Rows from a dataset

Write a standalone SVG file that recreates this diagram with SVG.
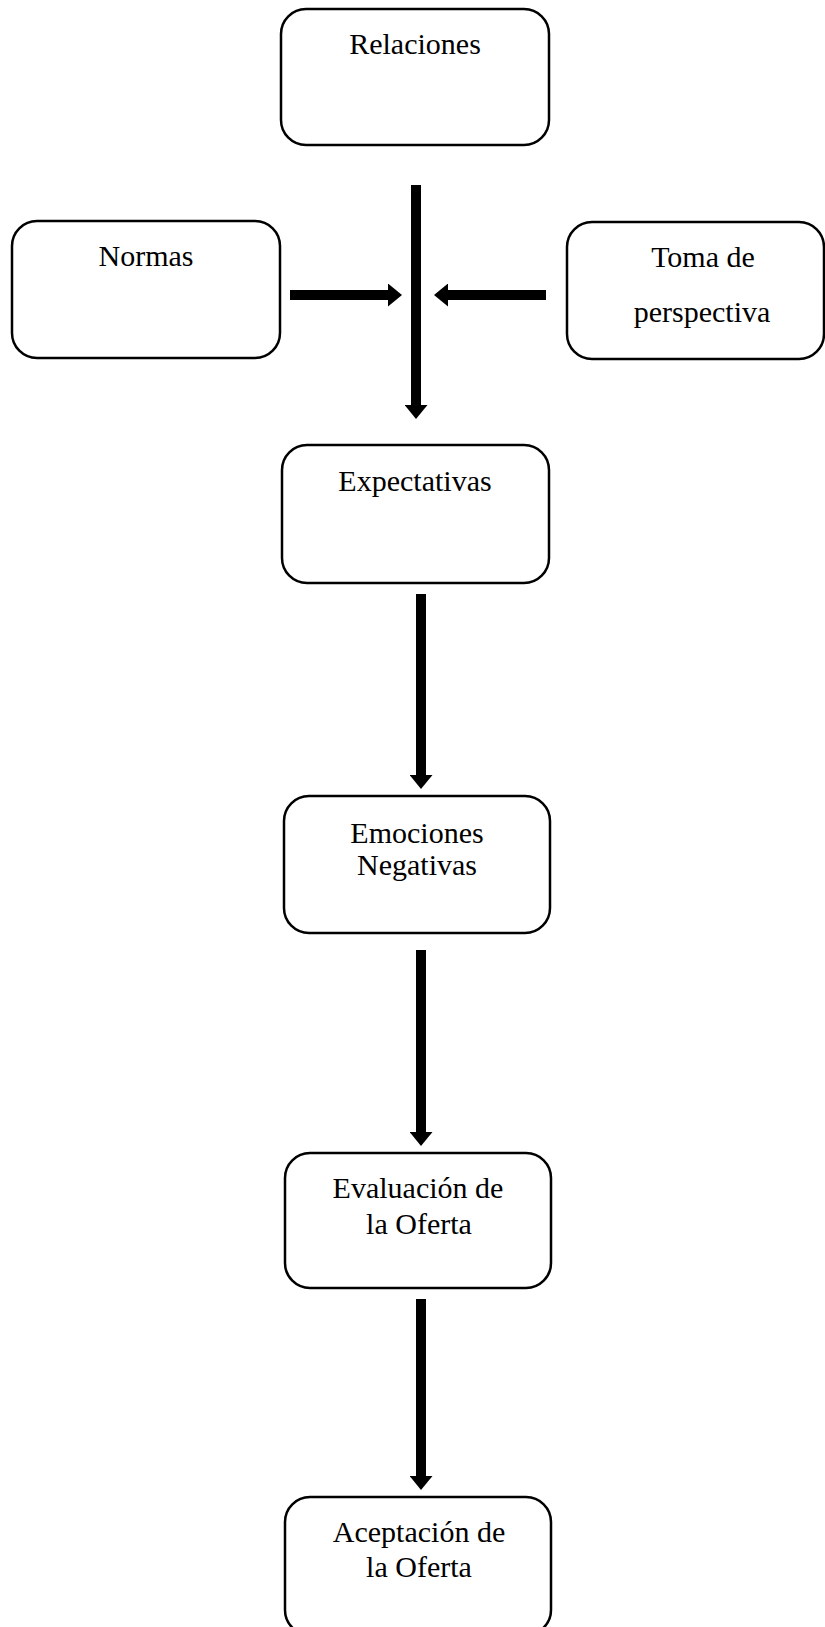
<svg xmlns="http://www.w3.org/2000/svg" width="825" height="1627" viewBox="0 0 825 1627">
  <style>
    .box { fill: #ffffff; stroke: #000000; stroke-width: 2.5; }
    .lbl { font-family: "Liberation Serif", "Times New Roman", serif; font-size: 30px; fill: #000000; text-anchor: middle; }
    .conn { stroke: #000000; stroke-width: 10; fill: none; stroke-linecap: butt; marker-end: url(#head); }
  </style>
  <defs>
    <marker id="head" markerUnits="userSpaceOnUse" viewBox="0 0 14 23" refX="0" refY="11.5" markerWidth="14" markerHeight="23" orient="auto">
      <path d="M0,0 L14,11.5 L0,23 Z" fill="#000000"/>
    </marker>
  </defs>
  <rect width="825" height="1627" fill="#ffffff"/>

  <g id="node-relaciones">
    <rect class="box" x="281" y="9" width="268" height="136" rx="25" ry="25"/>
    <text class="lbl" x="415" y="54">Relaciones</text>
  </g>
  <g id="node-normas">
    <rect class="box" x="12" y="221" width="268" height="137" rx="25" ry="25"/>
    <text class="lbl" x="146" y="266">Normas</text>
  </g>
  <g id="node-toma">
    <rect class="box" x="567" y="222" width="257" height="137" rx="25" ry="25"/>
    <text class="lbl" x="703" y="267">Toma de</text>
    <text class="lbl" x="702" y="322">perspectiva</text>
  </g>
  <g id="node-expectativas">
    <rect class="box" x="282" y="445" width="267" height="138" rx="25" ry="25"/>
    <text class="lbl" x="415" y="491">Expectativas</text>
  </g>
  <g id="node-emociones">
    <rect class="box" x="284" y="796" width="266" height="137" rx="25" ry="25"/>
    <text class="lbl" x="417" y="843">Emociones</text>
    <text class="lbl" x="417" y="875">Negativas</text>
  </g>
  <g id="node-evaluacion">
    <rect class="box" x="285" y="1153" width="266" height="135" rx="25" ry="25"/>
    <text class="lbl" x="418" y="1198">Evaluación de</text>
    <text class="lbl" x="419" y="1234">la Oferta</text>
  </g>
  <g id="node-aceptacion">
    <rect class="box" x="285" y="1497" width="266" height="138" rx="25" ry="25"/>
    <text class="lbl" x="419" y="1542">Aceptación de</text>
    <text class="lbl" x="419" y="1577">la Oferta</text>
  </g>

  <g id="connectors">
    <line class="conn" x1="416" y1="185" x2="416" y2="405"/>
    <line class="conn" x1="290" y1="295" x2="388" y2="295"/>
    <line class="conn" x1="546" y1="295" x2="448" y2="295"/>
    <line class="conn" x1="421" y1="594" x2="421" y2="775"/>
    <line class="conn" x1="421" y1="950" x2="421" y2="1132"/>
    <line class="conn" x1="421" y1="1299" x2="421" y2="1476"/>
  </g>
</svg>
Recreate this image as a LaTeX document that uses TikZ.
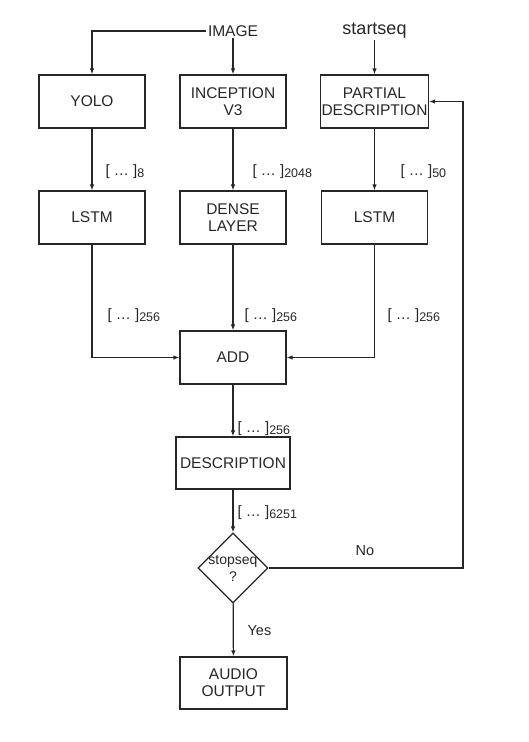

Goal >>
Omit the pictures, and quote the material above exactly as given.

Answer for this exercise >>
Write a standalone SVG file that recreates this diagram with SVG.
<svg xmlns="http://www.w3.org/2000/svg" width="825" height="1627" viewBox="0 0 825 1627">
  <style>
    .box { fill: #ffffff; stroke: #000000; stroke-width: 2.5; }
    .lbl { font-family: "Liberation Serif", "Times New Roman", serif; font-size: 30px; fill: #000000; text-anchor: middle; }
    .conn { stroke: #000000; stroke-width: 10; fill: none; stroke-linecap: butt; marker-end: url(#head); }
  </style>
  <defs>
    <marker id="head" markerUnits="userSpaceOnUse" viewBox="0 0 14 23" refX="0" refY="11.5" markerWidth="14" markerHeight="23" orient="auto">
      <path d="M0,0 L14,11.5 L0,23 Z" fill="#000000"/>
    </marker>
  </defs>
  <rect width="825" height="1627" fill="#ffffff"/>

  <g id="node-relaciones">
    <rect class="box" x="281" y="9" width="268" height="136" rx="25" ry="25"/>
    <text class="lbl" x="415" y="54">Relaciones</text>
  </g>
  <g id="node-normas">
    <rect class="box" x="12" y="221" width="268" height="137" rx="25" ry="25"/>
    <text class="lbl" x="146" y="266">Normas</text>
  </g>
  <g id="node-toma">
    <rect class="box" x="567" y="222" width="257" height="137" rx="25" ry="25"/>
    <text class="lbl" x="703" y="267">Toma de</text>
    <text class="lbl" x="702" y="322">perspectiva</text>
  </g>
  <g id="node-expectativas">
    <rect class="box" x="282" y="445" width="267" height="138" rx="25" ry="25"/>
    <text class="lbl" x="415" y="491">Expectativas</text>
  </g>
  <g id="node-emociones">
    <rect class="box" x="284" y="796" width="266" height="137" rx="25" ry="25"/>
    <text class="lbl" x="417" y="843">Emociones</text>
    <text class="lbl" x="417" y="875">Negativas</text>
  </g>
  <g id="node-evaluacion">
    <rect class="box" x="285" y="1153" width="266" height="135" rx="25" ry="25"/>
    <text class="lbl" x="418" y="1198">Evaluación de</text>
    <text class="lbl" x="419" y="1234">la Oferta</text>
  </g>
  <g id="node-aceptacion">
    <rect class="box" x="285" y="1497" width="266" height="138" rx="25" ry="25"/>
    <text class="lbl" x="419" y="1542">Aceptación de</text>
    <text class="lbl" x="419" y="1577">la Oferta</text>
  </g>

  <g id="connectors">
    <line class="conn" x1="416" y1="185" x2="416" y2="405"/>
    <line class="conn" x1="290" y1="295" x2="388" y2="295"/>
    <line class="conn" x1="546" y1="295" x2="448" y2="295"/>
    <line class="conn" x1="421" y1="594" x2="421" y2="775"/>
    <line class="conn" x1="421" y1="950" x2="421" y2="1132"/>
    <line class="conn" x1="421" y1="1299" x2="421" y2="1476"/>
  </g>
</svg>
Recreate this image as a LaTeX document that uses TikZ.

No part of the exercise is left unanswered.